» THE REQUEST: Transcribe only the part of the material below that begins at the line containing "Give me the matplotlib source for this chart." and ends at the line containing "dust = bb(wl, t_dust, ref_dust, f_dust)", with both kept and images left out.

» MATERIAL FOR THIS EXERCISE:

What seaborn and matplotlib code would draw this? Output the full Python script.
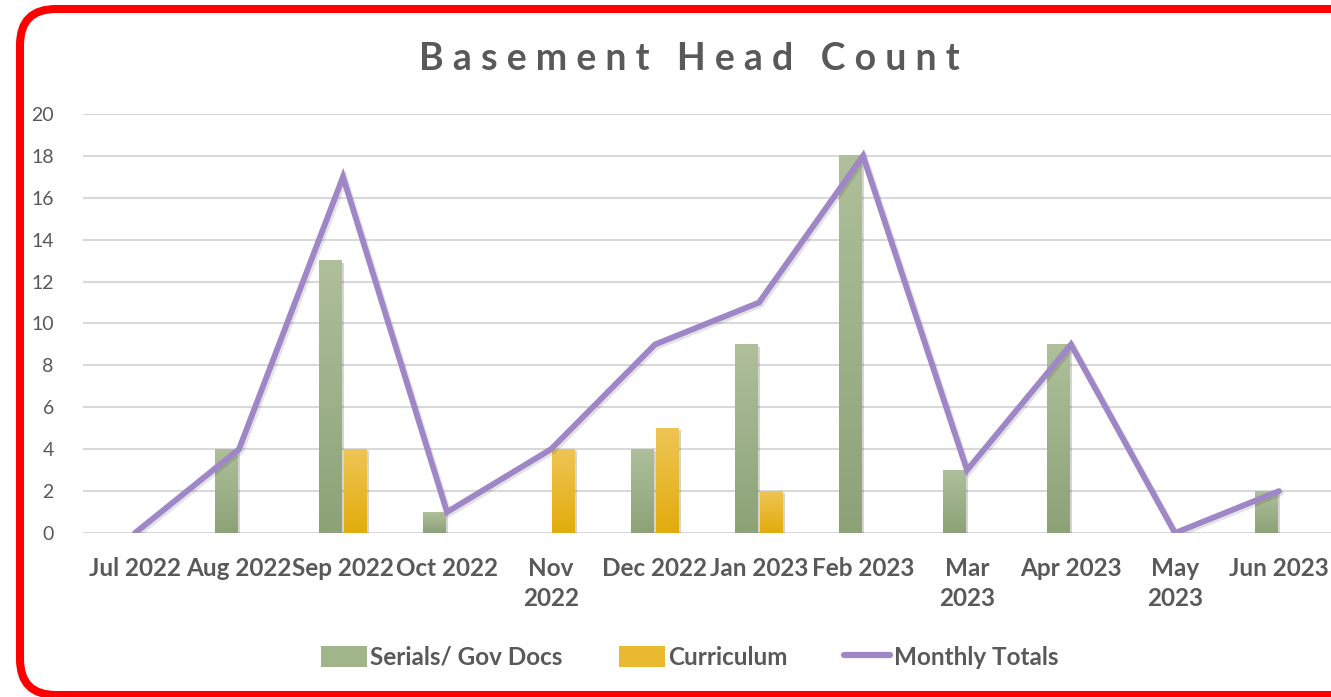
import numpy as np
import pandas as pd
import seaborn as sns
import matplotlib.pyplot as plt
import matplotlib.patheffects as pe
from matplotlib.patches import FancyBboxPatch, Patch
from matplotlib.lines import Line2D
from matplotlib.colors import LinearSegmentedColormap
from matplotlib.transforms import IdentityTransform

months = ["Jul 2022", "Aug 2022", "Sep 2022", "Oct 2022", "Nov 2022", "Dec 2022",
          "Jan 2023", "Feb 2023", "Mar 2023", "Apr 2023", "May 2023", "Jun 2023"]
tick_labels = ["Jul 2022", "Aug 2022", "Sep 2022", "Oct 2022", "Nov\n2022", "Dec 2022",
               "Jan 2023", "Feb 2023", "Mar\n2023", "Apr 2023", "May\n2023", "Jun 2023"]
serials = [0, 4, 13, 1, 0, 4, 9, 18, 3, 9, 0, 2]
curriculum = [0, 0, 4, 0, 4, 5, 2, 0, 0, 0, 0, 0]
totals = [0, 4, 17, 1, 4, 9, 11, 18, 3, 9, 0, 2]

series_names = ["Serials/ Gov Docs", "Curriculum"]
green_top, green_bot = "#AEBF9A", "#8DA277"
gold_top, gold_bot = "#EEC554", "#E2AC0C"
purple = "#9E86C7"
text_grey = "#595959"

sns.set_theme(style="white")
plt.rcParams['font.family'] = ['Lato', 'DejaVu Sans']

df = pd.DataFrame({
    "month": months * 2,
    "value": serials + curriculum,
    "series": [series_names[0]] * len(months) + [series_names[1]] * len(months),
})

fig = plt.figure(figsize=(13.31, 6.97), dpi=100)
ax = fig.add_axes([83 / 1331, 1 - 533 / 697, 1 - 83 / 1331, (533 - 114) / 697])

sns.barplot(data=df, x="month", y="value", hue="series", order=months,
            palette=[green_bot, gold_bot], width=0.48, gap=0.1, ax=ax,
            legend=False, zorder=2)

# gradient fill over each bar
grad = np.linspace(1, 0, 64).reshape(-1, 1)
cmaps = [LinearSegmentedColormap.from_list("g", [green_bot, green_top]),
         LinearSegmentedColormap.from_list("y", [gold_bot, gold_top])]
for i, bar in enumerate(ax.patches):
    h = bar.get_height()
    if h <= 0:
        bar.set_visible(False)
        continue
    x0 = bar.get_x()
    w = bar.get_width()
    cm = cmaps[0] if i < len(months) else cmaps[1]
    bar.set_path_effects([pe.SimplePatchShadow(offset=(1.5, -1.5), alpha=0.2)])
    ax.imshow(grad, cmap=cm, vmin=0, vmax=1, aspect="auto",
              extent=(x0, x0 + w, 0, h), zorder=2.5, interpolation="bicubic")

sns.lineplot(x=np.arange(len(months)), y=totals, color=purple, linewidth=4.2,
             ax=ax, zorder=4,
             path_effects=[pe.SimpleLineShadow(offset=(1.5, -1.5), alpha=0.12), pe.Normal()])
for ln in ax.lines:
    ln.set_solid_capstyle("round")
    ln.set_solid_joinstyle("miter")

ax.set_xlim(-0.5, len(months) - 0.5)
ax.set_ylim(0, 20)
ax.set_yticks(range(0, 21, 2))
ax.set_xticks(range(len(months)))
ax.set_xticklabels(tick_labels, fontsize=17.5, fontweight="bold", color=text_grey,
                   linespacing=1.4, va="top")
ax.tick_params(axis="y", labelsize=14, labelcolor=text_grey, length=0, pad=21)
ax.tick_params(axis="x", length=0, pad=17)
ax.yaxis.grid(True, color="#D9D9D9", linewidth=1.5, zorder=0)
ax.set_axisbelow(True)
ax.set_xlabel("")
ax.set_ylabel("")
for s in ax.spines.values():
    s.set_visible(False)

fig.text(0.518, 0.916, " ".join("Basement Head Count"),
         ha="center", va="center", fontsize=27, fontweight="bold", color=text_grey)

handles = [Patch(facecolor="#A1B58B", edgecolor="none"),
           Patch(facecolor="#E9BA30", edgecolor="none"),
           Line2D([0], [0], color=purple, linewidth=4.5, solid_capstyle="round")]
fig.legend(handles, ["Serials/ Gov Docs", "Curriculum", "Monthly Totals"],
           loc="center", bbox_to_anchor=(0.518, 0.057), ncol=3, frameon=False,
           prop={"size": 17.5, "weight": "bold"}, labelcolor=text_grey,
           handlelength=1.9, handleheight=1.0, handletextpad=0.15, columnspacing=2.3)

border = FancyBboxPatch((20, 2), 1400, 686, boxstyle="round,pad=0,rounding_size=36",
                        transform=IdentityTransform(), fill=False, edgecolor="#FF0000",
                        linewidth=5.8, zorder=10)
fig.patches.append(border)

fig.savefig("out.png", dpi=100)
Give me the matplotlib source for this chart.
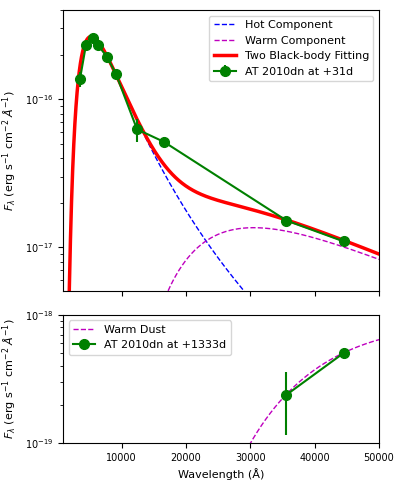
import numpy as np
import matplotlib.pyplot as plt
from matplotlib.ticker import NullFormatter

# photometry of AT 2010dn at +31d
wave_31d = [3500, 4440, 5530, 6310, 7710, 9110, 12380, 16590, 35600, 44480]
flux_31d = [1.36e-16, 2.32e-16, 2.57e-16, 2.32e-16, 1.93e-16, 1.48e-16,
            6.27e-17, 5.15e-17, 1.52e-17, 1.10e-17]
err_31d = [1.6e-17, 1.0e-17, 1.0e-17, 1.0e-17, 1.0e-17, 1.0e-17,
           1.1e-17, 4.0e-18, 5.0e-19, 4.0e-19]

# photometry at +1333d
wave_1333d = [35600, 44480]
flux_1333d = [2.38e-19, 5.03e-19]
err_1333d = [1.22e-19, 0.5e-19]

# black-body fit parameters (temperature in K, flux at a reference wavelength)
t_hot, ref_hot, f_hot = 5500, 5269, 2.65e-16
t_warm, ref_warm, f_warm = 950, 30505, 1.36e-17
t_dust, ref_dust, f_dust = 435, 50000, 6.4e-19

xticks = [10000, 20000, 30000, 40000, 50000]


def planck(wl, t):
    return wl ** -5.0 / (np.exp(1.4388e8 / (wl * t)) - 1.0)


def bb(wl, t, ref, f):
    return f * planck(wl, t) / planck(ref, t)


wl = np.linspace(800, 50000, 2000)
hot = bb(wl, t_hot, ref_hot, f_hot)
warm = bb(wl, t_warm, ref_warm, f_warm)
dust = bb(wl, t_dust, ref_dust, f_dust)

plt.rcParams['font.size'] = 8
fig = plt.figure(figsize=(3.99, 4.98), dpi=100)
ax1 = fig.add_axes([0.158, 0.416, 0.792, 0.564])
ax2 = fig.add_axes([0.158, 0.110, 0.792, 0.258])

ax1.plot(wl, hot, 'b--', lw=1, label='Hot Component')
ax1.plot(wl, warm, 'm--', lw=1, label='Warm Component')
ax1.plot(wl, hot + warm, 'r-', lw=2.5, label='Two Black-body Fitting')
ax1.errorbar(wave_31d, flux_31d, yerr=err_31d, fmt='o-', color='green',
             ms=7, lw=1.5, label='AT 2010dn at +31d')
ax1.set_yscale('log')
ax1.set_xlim(880, 50000)
ax1.set_ylim(5.1e-18, 4e-16)
ax1.set_yticks([1e-17, 1e-16])
ax1.yaxis.set_minor_formatter(NullFormatter())
ax1.set_xticks(xticks)
ax1.tick_params(labelbottom=False)
ax1.set_ylabel(r'$F_\lambda$ (erg s$^{-1}$ cm$^{-2}$ $\AA^{-1}$)')
ax1.legend(loc='upper right', fontsize=8)

ax2.plot(wl, dust, 'm--', lw=1, label='Warm Dust')
ax2.errorbar(wave_1333d, flux_1333d, yerr=err_1333d, fmt='o-', color='green',
             ms=7, lw=1.5, label='AT 2010dn at +1333d')
ax2.set_yscale('log')
ax2.set_xlim(880, 50000)
ax2.set_ylim(1e-19, 1e-18)
ax2.set_yticks([1e-19, 1e-18])
ax2.yaxis.set_minor_formatter(NullFormatter())
ax2.set_xticks(xticks)
ax2.set_xlabel('Wavelength (Å)')
ax2.set_ylabel(r'$F_\lambda$ (erg s$^{-1}$ cm$^{-2}$ $\AA^{-1}$)')
ax2.legend(loc='upper left', fontsize=8)

for ax in (ax1, ax2):
    ax.tick_params(labelsize=7)

fig.savefig('out.png', dpi=100)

» FULL SOLUTION:
Give me the matplotlib source for this chart.
import numpy as np
import matplotlib.pyplot as plt
from matplotlib.ticker import NullFormatter

# photometry of AT 2010dn at +31d
wave_31d = [3500, 4440, 5530, 6310, 7710, 9110, 12380, 16590, 35600, 44480]
flux_31d = [1.36e-16, 2.32e-16, 2.57e-16, 2.32e-16, 1.93e-16, 1.48e-16,
            6.27e-17, 5.15e-17, 1.52e-17, 1.10e-17]
err_31d = [1.6e-17, 1.0e-17, 1.0e-17, 1.0e-17, 1.0e-17, 1.0e-17,
           1.1e-17, 4.0e-18, 5.0e-19, 4.0e-19]

# photometry at +1333d
wave_1333d = [35600, 44480]
flux_1333d = [2.38e-19, 5.03e-19]
err_1333d = [1.22e-19, 0.5e-19]

# black-body fit parameters (temperature in K, flux at a reference wavelength)
t_hot, ref_hot, f_hot = 5500, 5269, 2.65e-16
t_warm, ref_warm, f_warm = 950, 30505, 1.36e-17
t_dust, ref_dust, f_dust = 435, 50000, 6.4e-19

xticks = [10000, 20000, 30000, 40000, 50000]


def planck(wl, t):
    return wl ** -5.0 / (np.exp(1.4388e8 / (wl * t)) - 1.0)


def bb(wl, t, ref, f):
    return f * planck(wl, t) / planck(ref, t)


wl = np.linspace(800, 50000, 2000)
hot = bb(wl, t_hot, ref_hot, f_hot)
warm = bb(wl, t_warm, ref_warm, f_warm)
dust = bb(wl, t_dust, ref_dust, f_dust)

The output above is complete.